Update: das hatte ich in früheren versionen gemacht; jetzt habe ich getreu dem Motto »keep it simple« darauf verzichtet – in der Hoffnung, dass die negativen Auswirkungen im esotherischen Bereich sind.
Layout
Das Leiterplattenlayout ist für das Ergebnis sehr wichtig. Es wurde und wird immer wieder darauf hingewiesen, dass das (klangliche) Ergebnis nicht allein durch Schaltung und Komponenten bestimmt wird – und das kann ich bestätigen! Lehmann verwendet den Top-Layer als “karierte” Massefläche, die der Abschirmung dienen soll. …. folgt….
Kompromiss
An den genannten Fakten lässt sich schon erkennen, dass man keine Phonostufe bauen kann, die mit MC- und MM-Systemen gleichermaßen gut zurecht kommt. Die genannten rauscharmen Operationsverstärker liefern bei MM-Systemen nicht die gleiche Performance wie bei MC-Systemen; die Impedanzen der verschiedenen Tonabnehmersysteme unterscheiden sich erheblich.
Die Schaltung
In der aktuellen Version ist die Schaltung »entschlackt«; nicht abgebildet ist die komplette Spannugsversorgung.
Stückliste mit Online-Berechnung der Werte
Hier sind empfohlene Werte aufgelistet, die sich entsprechend vorhandener Bauteile neu berechnen lassen.
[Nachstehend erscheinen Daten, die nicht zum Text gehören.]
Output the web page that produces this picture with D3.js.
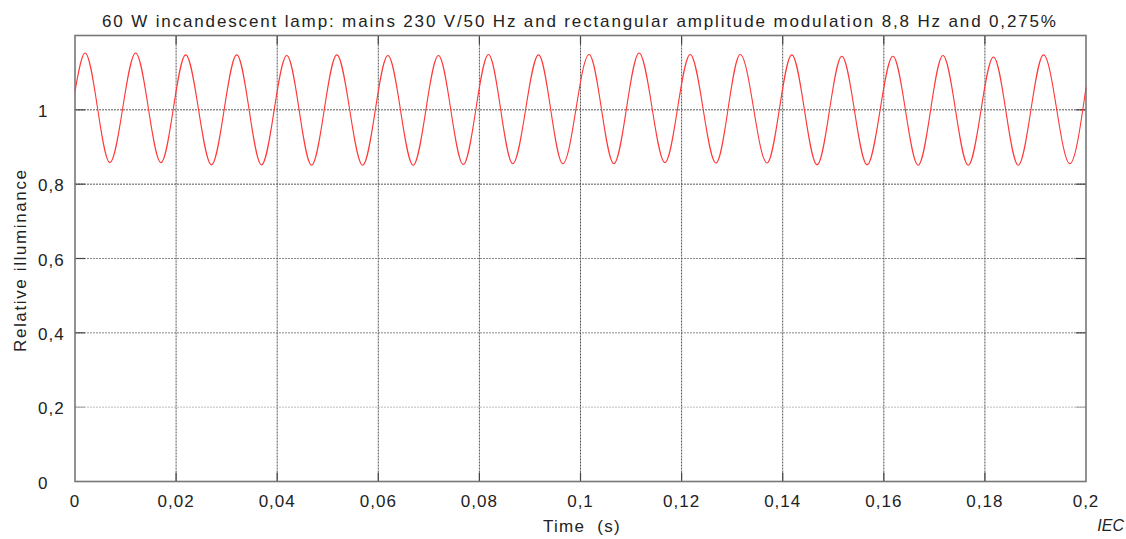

Sinnvolle Grenzen werden durch den Rechner nicht vorgegeben, sollten aber beachtet werden, um insbesondere die Gesamtimpedanz des RIAA-Netzwerks in einen vernünftigen Rahmen zu halten.
IC1=Analog Devices SSM2019
IC2=Burr Brown OPA627
Ri1=Ri2=50ohm
Ci=100pF
Die Darstellung der gesamten Schaltung einschließlich Spannungsversorgung und Platinenlayout wird in den nächsten Wochen folgen.
Toleranzen
Die Simulation (durchgeführt mit idealen Operationsverstärkern nach Schaltung Beispiel 1) des zeigt einen sehr gleichmäßigen Frequenzverlauf, der bei 30Hz eine Abweichung von nur 0.1dB aufweist. Das setzt die Verfügbarkeit der errechneten Werte voraus. Das ist durch Selektion der Bauteile, die ja üblicherweise mit Toleranzen von 0.1% bis 20% verkauft werden.
Mit den Normwerten, die den errechneten am nächsten liegen sieht die Kurve dann so aus … Abweichungen von ca. einem halben Dezibel. Diese sind – besonders im Bassbereich – völlig zu vernachlässigen.
Literatur
www.users.gl…valveamp/ > “read it” RIAA cap calc
http://www.geocities.com/rjm003.geo/rjmaudio/…
http://www.tnt-audio.com/clinica/solidphono_e.html very similar to Lehmann Audio Black Cube, nice power supply design
Fußnote
*Eigentlich stand hier mal “Krabbelkäfer”, von einem aufmerksamen Mitbürger (Ulf O.) wurde ich darauf aufmerksam gemacht, dass diese im Allgemeinen nur sechs Beine haben, in diesem Fall aber acht derer auftreten und es sich somit um Spinnen handeln müsse.